Michael Doyle, E&E News reporter
Published: Monday, July 17, 2017
House Natural Resources Chairman Rob Bishop (R-Utah) is moving forward with several bills related to endangered species. House Natural Resources Committee /YouTube
The Endangered Species Act will come in for a spanking and a possible face-lift Wednesday as the House Natural Resources Committee holds a hearing on five ESA-related bills.
Authored by four Republicans and one rural Democrat, the individual measures pick away at several pieces of the 1973 law that’s outlasted many previous congressional forays.
This year’s ESA skeptics aren’t yet going for a wholesale repeal-and-replace effort.
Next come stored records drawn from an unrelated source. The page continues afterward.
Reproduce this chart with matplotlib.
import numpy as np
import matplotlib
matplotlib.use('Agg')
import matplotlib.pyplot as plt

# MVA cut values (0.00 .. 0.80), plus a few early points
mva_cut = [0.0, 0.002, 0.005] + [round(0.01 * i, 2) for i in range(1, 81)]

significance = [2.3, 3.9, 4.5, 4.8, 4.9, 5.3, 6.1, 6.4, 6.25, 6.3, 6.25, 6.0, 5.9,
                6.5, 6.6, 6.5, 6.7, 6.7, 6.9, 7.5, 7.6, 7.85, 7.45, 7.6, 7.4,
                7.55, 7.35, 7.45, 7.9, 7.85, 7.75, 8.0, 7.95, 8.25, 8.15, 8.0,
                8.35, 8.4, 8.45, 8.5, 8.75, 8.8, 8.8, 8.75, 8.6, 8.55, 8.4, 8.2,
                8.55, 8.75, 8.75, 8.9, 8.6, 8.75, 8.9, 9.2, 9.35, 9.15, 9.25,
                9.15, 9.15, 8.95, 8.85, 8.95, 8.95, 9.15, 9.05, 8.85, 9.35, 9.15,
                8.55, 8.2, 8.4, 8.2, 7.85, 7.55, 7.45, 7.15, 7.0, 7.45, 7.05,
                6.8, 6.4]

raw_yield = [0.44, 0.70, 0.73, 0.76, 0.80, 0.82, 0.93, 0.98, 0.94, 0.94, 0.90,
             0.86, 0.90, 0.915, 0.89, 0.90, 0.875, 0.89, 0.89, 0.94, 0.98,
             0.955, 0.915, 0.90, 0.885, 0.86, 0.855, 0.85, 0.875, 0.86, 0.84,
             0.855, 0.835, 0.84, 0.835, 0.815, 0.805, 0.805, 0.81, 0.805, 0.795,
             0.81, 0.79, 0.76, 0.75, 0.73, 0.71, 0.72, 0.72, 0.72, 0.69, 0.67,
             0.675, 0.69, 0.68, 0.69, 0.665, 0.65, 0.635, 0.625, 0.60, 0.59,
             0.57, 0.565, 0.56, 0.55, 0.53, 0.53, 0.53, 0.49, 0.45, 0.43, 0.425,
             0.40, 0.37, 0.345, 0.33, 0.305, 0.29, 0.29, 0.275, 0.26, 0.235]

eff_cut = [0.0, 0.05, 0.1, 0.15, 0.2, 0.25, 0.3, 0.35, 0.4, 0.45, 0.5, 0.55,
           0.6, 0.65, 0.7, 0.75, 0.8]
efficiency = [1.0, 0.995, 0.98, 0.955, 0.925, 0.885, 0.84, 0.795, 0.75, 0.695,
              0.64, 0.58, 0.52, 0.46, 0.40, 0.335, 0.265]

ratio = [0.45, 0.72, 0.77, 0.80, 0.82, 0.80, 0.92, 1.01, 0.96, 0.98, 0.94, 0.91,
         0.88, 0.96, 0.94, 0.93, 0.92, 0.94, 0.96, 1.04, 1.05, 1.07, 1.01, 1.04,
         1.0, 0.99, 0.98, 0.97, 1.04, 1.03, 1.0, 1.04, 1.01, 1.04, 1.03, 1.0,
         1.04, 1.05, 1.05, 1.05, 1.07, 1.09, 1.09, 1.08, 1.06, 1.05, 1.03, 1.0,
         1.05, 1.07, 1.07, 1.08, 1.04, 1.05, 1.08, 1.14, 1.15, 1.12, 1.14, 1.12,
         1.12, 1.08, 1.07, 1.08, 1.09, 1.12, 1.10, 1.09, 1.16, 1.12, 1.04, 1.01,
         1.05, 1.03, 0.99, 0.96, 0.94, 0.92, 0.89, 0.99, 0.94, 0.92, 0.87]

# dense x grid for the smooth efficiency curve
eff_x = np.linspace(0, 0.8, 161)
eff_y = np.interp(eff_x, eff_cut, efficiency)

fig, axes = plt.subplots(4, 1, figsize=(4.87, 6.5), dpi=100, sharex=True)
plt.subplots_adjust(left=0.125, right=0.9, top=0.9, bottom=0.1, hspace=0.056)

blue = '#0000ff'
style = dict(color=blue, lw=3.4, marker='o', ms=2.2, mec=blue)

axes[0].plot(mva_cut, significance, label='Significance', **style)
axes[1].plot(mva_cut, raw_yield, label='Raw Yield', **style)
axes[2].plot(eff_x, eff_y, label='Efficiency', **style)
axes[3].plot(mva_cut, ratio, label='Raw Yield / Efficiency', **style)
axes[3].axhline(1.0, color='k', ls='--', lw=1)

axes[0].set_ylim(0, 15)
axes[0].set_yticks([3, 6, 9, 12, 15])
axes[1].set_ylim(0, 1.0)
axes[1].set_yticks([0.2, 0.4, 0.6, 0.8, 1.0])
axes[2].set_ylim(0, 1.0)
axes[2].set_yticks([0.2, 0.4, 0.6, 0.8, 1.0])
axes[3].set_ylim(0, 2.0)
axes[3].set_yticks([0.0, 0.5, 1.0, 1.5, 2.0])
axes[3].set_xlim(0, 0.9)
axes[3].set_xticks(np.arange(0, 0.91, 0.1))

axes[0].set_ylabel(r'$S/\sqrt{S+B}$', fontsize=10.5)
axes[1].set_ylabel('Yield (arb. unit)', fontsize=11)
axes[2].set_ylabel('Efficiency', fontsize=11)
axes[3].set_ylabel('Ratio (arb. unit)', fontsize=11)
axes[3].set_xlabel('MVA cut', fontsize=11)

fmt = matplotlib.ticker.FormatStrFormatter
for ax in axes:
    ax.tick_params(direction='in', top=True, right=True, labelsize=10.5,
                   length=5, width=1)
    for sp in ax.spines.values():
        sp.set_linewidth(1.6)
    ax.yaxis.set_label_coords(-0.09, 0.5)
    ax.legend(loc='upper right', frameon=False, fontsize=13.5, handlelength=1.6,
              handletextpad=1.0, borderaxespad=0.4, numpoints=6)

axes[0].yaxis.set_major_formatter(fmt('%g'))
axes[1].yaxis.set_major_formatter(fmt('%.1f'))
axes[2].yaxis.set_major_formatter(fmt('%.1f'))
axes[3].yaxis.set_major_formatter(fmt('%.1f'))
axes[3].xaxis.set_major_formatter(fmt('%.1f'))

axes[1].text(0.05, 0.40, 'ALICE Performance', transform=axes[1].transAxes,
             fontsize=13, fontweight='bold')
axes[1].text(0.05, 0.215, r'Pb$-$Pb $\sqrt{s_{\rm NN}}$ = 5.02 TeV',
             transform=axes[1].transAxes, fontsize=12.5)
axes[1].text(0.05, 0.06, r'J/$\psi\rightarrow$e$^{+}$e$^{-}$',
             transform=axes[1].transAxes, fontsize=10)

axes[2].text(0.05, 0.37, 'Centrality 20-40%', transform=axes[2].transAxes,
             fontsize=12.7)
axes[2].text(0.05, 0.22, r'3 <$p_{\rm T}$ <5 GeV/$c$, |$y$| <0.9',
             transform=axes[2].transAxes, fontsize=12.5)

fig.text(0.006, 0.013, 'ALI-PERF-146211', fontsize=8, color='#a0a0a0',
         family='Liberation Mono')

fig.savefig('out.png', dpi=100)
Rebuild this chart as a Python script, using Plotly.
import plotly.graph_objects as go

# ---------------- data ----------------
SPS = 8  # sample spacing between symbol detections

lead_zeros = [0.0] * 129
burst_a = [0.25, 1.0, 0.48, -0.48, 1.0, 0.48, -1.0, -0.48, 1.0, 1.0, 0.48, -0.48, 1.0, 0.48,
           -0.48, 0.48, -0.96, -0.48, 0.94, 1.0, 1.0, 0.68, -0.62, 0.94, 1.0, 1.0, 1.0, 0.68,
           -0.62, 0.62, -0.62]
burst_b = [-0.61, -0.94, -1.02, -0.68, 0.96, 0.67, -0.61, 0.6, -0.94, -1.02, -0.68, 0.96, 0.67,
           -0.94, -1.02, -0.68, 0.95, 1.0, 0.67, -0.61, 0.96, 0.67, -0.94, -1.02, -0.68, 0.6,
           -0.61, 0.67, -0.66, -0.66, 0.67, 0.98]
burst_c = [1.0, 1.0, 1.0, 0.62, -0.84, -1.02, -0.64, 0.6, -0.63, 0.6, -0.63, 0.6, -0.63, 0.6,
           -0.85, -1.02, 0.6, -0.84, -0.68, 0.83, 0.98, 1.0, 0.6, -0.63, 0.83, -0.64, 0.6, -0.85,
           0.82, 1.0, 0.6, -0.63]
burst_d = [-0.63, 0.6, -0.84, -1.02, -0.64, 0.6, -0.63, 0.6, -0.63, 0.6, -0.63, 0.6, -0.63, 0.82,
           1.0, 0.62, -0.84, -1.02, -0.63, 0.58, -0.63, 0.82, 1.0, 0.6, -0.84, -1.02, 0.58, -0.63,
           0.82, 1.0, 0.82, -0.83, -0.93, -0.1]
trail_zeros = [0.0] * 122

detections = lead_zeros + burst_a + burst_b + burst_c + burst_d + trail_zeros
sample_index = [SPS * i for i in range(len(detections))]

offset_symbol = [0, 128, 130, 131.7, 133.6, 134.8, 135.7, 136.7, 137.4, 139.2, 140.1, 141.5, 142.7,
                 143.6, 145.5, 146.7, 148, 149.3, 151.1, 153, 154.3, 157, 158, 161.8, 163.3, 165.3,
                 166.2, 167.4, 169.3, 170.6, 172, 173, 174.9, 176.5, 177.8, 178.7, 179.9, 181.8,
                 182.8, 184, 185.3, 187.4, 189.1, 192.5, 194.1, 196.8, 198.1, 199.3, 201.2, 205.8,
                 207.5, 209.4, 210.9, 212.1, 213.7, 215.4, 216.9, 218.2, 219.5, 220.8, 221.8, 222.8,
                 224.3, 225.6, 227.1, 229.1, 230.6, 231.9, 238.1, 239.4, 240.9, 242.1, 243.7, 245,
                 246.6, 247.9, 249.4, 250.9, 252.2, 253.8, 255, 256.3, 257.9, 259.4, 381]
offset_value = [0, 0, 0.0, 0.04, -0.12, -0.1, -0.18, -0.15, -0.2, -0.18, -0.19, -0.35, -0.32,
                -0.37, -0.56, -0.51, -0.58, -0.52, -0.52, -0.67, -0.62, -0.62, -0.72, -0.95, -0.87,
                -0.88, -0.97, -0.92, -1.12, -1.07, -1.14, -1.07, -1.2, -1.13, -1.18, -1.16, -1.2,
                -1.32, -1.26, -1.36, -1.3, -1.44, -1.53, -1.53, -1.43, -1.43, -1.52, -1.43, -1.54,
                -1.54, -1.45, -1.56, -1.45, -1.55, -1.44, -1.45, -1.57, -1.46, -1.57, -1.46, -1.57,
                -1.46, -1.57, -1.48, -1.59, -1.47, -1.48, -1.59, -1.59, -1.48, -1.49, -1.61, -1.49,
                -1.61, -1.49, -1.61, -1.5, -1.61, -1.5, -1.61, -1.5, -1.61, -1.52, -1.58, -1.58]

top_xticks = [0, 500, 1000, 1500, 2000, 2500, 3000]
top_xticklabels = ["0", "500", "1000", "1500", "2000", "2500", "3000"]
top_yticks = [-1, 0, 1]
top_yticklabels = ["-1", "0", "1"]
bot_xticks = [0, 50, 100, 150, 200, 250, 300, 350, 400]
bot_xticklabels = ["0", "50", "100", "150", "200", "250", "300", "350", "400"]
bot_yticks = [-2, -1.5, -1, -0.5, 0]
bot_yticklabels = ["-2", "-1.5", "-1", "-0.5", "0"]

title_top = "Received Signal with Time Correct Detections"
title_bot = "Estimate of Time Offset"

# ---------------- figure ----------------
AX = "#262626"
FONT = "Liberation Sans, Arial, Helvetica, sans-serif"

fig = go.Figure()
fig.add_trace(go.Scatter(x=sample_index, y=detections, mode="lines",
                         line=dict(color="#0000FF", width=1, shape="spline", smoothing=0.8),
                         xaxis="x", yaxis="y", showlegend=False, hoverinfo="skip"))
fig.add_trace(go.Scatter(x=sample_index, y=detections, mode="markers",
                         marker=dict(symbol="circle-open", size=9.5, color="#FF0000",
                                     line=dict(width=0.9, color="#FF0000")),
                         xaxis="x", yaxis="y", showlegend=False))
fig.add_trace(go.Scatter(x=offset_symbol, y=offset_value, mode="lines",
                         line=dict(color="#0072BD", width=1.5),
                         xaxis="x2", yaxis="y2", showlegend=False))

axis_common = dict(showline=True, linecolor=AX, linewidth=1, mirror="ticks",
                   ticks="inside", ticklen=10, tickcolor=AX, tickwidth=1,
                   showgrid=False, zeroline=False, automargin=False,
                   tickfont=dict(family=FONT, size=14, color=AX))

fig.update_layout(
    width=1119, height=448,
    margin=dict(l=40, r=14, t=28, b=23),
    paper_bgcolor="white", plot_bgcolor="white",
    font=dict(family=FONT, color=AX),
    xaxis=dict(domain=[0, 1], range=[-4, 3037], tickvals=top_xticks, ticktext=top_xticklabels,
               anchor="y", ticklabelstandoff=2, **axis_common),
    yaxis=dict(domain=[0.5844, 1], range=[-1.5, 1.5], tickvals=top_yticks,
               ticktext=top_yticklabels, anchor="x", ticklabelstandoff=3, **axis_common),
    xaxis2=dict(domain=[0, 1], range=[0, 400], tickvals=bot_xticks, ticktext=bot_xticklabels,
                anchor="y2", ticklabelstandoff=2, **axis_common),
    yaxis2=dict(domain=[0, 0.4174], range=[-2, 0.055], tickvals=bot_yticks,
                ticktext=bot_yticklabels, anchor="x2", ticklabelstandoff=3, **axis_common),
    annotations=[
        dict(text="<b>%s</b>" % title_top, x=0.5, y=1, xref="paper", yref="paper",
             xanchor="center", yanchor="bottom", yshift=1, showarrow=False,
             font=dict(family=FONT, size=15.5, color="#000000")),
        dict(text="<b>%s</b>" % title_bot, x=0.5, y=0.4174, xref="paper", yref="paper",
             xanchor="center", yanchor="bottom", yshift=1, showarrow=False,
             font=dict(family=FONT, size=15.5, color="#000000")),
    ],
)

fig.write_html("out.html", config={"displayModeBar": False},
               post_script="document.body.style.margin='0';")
Instead, the bills being reviewed Wednesday morning target specific areas that range from lowering lawyers’ fees and excluding non-native species from protections to requiring that cost be taken into account in listing decisions. Together, the bills reflect widespread antipathy among conservatives toward the law.
“It’s terribly flawed,” Rep. Rob Bishop, the Utah Republican who chairs the Natural Resources Committee, said in an interview.
Bishop added that he is still in the information-gathering stage, sorting through options for revising the law.
“If the Republican approach is ‘my way or the highway,’ then I don’t think they’ll be able to get Democratic support,” Rep. Jim Costa (D-Calif.), a member of the committee, said in an interview, adding that “a constructive approach on a bipartisan basis” works best.
The bills under review Wednesday are short; none is longer than four pages. In their own way, though, they could be far-reaching. A measure by Rep. Pete Olson (R-Texas) to take cost into account in ESA listing decisions, for instance, would reverse a cost-blind federal practice that has previously been upheld by the Supreme Court.
The Fish and Wildlife Service and NOAA Fisheries would be allowed to decline to list species due to economic impacts under Olson’s bill. Currently, the federal agencies take cost into account when designating critical habitat for a listed species.
The bills include:
· H.R. 1274, from Rep. Dan Newhouse (R-Wash.), to require making available to states affected by ESA determinations all data used in the federal decisionmaking, and to ensure use of state, local and tribal data.
· H.R. 2603, from Rep. Louie Gohmert (R-Texas), to provide that non-native species in the United States shall not be treated as endangered or threatened under the ESA.
· H.R. 3131, from Rep. Bill Huizenga (R-Mich.), to adjust the hourly rates awarded to lawyers in ESA-related litigation.
· H.R. 424, from Rep. Collin Peterson (D-Minn.), to require the Interior Department to reissue final rules to delist the gray wolf as a protected species in the western Great Lakes and Wyoming.
· H.R. 717, from Olson, to require review of the economic cost of adding a species as endangered or threatened, and removing certain listing deadlines that have been the focus of litigation.
Schedule: The hearing is Wednesday, July 19, at 10 a.m. in 1324 Longworth.
Witnesses: Texas Comptroller Glenn Hegar; Fish and Wildlife Service Deputy Director Greg Sheehan; David Willms, policy director for Republican Wyoming Gov. Matt Mead; and attorney Kent Holsinger of Denver.